During the first few weeks (or even months) in office, President Trump will have a lot of key issues (e.g., healthcare and immigration) on his agenda. What we do not know is whether President Trump and his administration will focus on transgender or sexual orientation rights. In fact, we have no clear indication on what President Trump’s position is on transgender rights (though he went on record during a town-hall-style campaign event to state that transgender people should be allowed to use the bathroom they feel is appropriate). What we do know is that President Trump will have the opportunity to appoint the new chair at the Equal Employment Opportunity Commission in July 2017 when the term of its current chair, Jenny Chang, expires, if not sooner. The new chair, with likely budget cuts from Congress, could lead the EEOC to an about-face from the current EEOC direction of applying Title VII to workplace discrimination claims based on gender identity and sexual orientation.

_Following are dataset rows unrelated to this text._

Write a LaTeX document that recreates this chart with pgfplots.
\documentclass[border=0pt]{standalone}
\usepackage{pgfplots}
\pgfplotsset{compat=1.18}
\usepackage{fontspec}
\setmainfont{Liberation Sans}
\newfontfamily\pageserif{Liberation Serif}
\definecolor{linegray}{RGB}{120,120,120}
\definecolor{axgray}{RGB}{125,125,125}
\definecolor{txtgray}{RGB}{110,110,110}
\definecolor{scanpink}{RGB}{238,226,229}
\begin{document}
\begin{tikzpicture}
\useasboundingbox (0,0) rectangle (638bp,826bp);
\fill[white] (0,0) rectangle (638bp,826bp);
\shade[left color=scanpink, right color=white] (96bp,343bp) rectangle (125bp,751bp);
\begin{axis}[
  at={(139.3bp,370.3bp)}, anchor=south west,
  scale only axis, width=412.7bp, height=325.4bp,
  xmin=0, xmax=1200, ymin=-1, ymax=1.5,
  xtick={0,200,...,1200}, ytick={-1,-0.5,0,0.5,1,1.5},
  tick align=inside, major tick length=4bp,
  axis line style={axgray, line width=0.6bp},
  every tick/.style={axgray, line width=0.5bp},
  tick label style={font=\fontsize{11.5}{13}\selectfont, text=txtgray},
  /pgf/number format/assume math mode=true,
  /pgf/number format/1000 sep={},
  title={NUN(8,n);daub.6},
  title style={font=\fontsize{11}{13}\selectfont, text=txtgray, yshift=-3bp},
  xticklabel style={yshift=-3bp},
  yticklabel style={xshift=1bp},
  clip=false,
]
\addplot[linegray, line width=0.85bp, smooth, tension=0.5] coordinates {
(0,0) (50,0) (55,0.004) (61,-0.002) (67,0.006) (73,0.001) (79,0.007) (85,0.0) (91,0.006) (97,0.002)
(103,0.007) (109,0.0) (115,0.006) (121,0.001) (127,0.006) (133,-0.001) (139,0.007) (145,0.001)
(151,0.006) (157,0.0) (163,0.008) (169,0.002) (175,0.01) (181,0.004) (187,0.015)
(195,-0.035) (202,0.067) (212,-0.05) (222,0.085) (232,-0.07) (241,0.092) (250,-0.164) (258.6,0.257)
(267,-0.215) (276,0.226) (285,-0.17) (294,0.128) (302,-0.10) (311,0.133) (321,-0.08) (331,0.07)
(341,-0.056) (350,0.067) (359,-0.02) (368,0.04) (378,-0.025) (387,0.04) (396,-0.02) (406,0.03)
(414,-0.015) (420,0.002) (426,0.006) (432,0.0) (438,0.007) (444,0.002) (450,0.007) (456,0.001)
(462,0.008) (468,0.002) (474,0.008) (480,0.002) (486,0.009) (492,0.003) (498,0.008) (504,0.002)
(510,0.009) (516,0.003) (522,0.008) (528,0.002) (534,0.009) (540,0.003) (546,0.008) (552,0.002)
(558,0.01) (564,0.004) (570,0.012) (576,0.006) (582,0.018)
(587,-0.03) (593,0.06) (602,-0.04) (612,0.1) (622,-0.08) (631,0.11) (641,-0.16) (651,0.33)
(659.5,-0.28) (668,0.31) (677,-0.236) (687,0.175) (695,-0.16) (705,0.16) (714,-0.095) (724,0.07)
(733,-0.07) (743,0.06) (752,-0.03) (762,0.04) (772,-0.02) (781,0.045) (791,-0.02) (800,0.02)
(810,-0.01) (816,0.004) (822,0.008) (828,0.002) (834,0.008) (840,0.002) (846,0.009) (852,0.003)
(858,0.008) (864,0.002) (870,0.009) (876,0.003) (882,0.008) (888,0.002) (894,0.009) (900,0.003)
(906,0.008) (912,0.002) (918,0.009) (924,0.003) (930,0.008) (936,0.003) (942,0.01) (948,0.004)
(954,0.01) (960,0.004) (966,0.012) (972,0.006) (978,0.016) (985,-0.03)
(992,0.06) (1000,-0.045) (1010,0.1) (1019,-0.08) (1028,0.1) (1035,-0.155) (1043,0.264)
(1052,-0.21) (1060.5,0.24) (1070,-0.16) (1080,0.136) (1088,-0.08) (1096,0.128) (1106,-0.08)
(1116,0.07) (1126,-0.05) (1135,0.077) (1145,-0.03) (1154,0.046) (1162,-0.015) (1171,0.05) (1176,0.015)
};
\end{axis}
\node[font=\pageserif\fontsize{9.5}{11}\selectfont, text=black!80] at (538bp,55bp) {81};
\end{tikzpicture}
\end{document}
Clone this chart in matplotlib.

In the last several years, following the momentum built by federal courts upholding transgender rights under Title VII (e,g., Smith v. City of Salem (6th Cir. 2004), Schroer v. Billington (D.C. Cir. 2008), and Glenn v. Brumby (11th Cir. 2011)), the EEOC has interpreted the prohibition against sex discrimination under Title VII of the Civil Rights Act of 1964 as providing protection to lesbian, gay, bisexual, and transgender people, even though there is no explicit language extending the protections to gay and transgender rights. (See Macy v. Dept. of Justice (EEOC 2012), Lusardi v. Dep’t of Army (EEOC 2015)). Applying that interpretation, the EEOC has filed lawsuits against a number of employers for sexual orientation or gender identity discrimination. In October 2016, the EEOC published its Strategic Enforcement Plan (SEP) for Fiscal Years 2017-2021. (https://www.eeoc.gov/eeoc/plan/sep-2017.cfm). In the SEP, the EEOC outlined its enforcement and guidance strategies for various employment issues and outlined that it continues to prioritize, among other issues, “protecting lesbians, gay men, bisexuals and transgender (LGBT).” The EEOC under the Trump Administration is likely to alter its course in vigorously enforcing such issues, choosing instead a narrower view of “sex” discrimination under Title VII since the United States Supreme Court has yet to weigh in on whether such individuals are protected under Title VII.
Interestingly, however, any changes that may be made in the direction of the EEOC may not slow the push to interpret “sex” discrimination to include sexual orientation and gender identity. If the Seventh Circuit in Hively v. Ivy Tech Community College and Second Circuit in Christiansen v. DDB Worldwide join the Sixth, District of Columbia and Eleventh Circuits in determining that Title VII protects employees from discrimination based on sexual orientation, this would signal that the U.S. Circuit Courts are the new vanguard of an expansive interpretation of Title VII’s protections, potentially supplanting the active role that the EEOC has played throughout the Obama Administration. Of course, the issue of the scope of Title VII may thereafter wind its way to the U.S. Supreme Court, and how the high court would rule, particularly when the current judicial vacancy is filled, is very much an open question.
The Trump Administration’s strategies and appointments will undoubtedly impact transgender and sexual orientation discrimination protections under Title VII, but the administration’s ultimate strategic direction as to Title VII, as well as a broad range of policy positions, is largely unknown at present. For now, we watch and wait.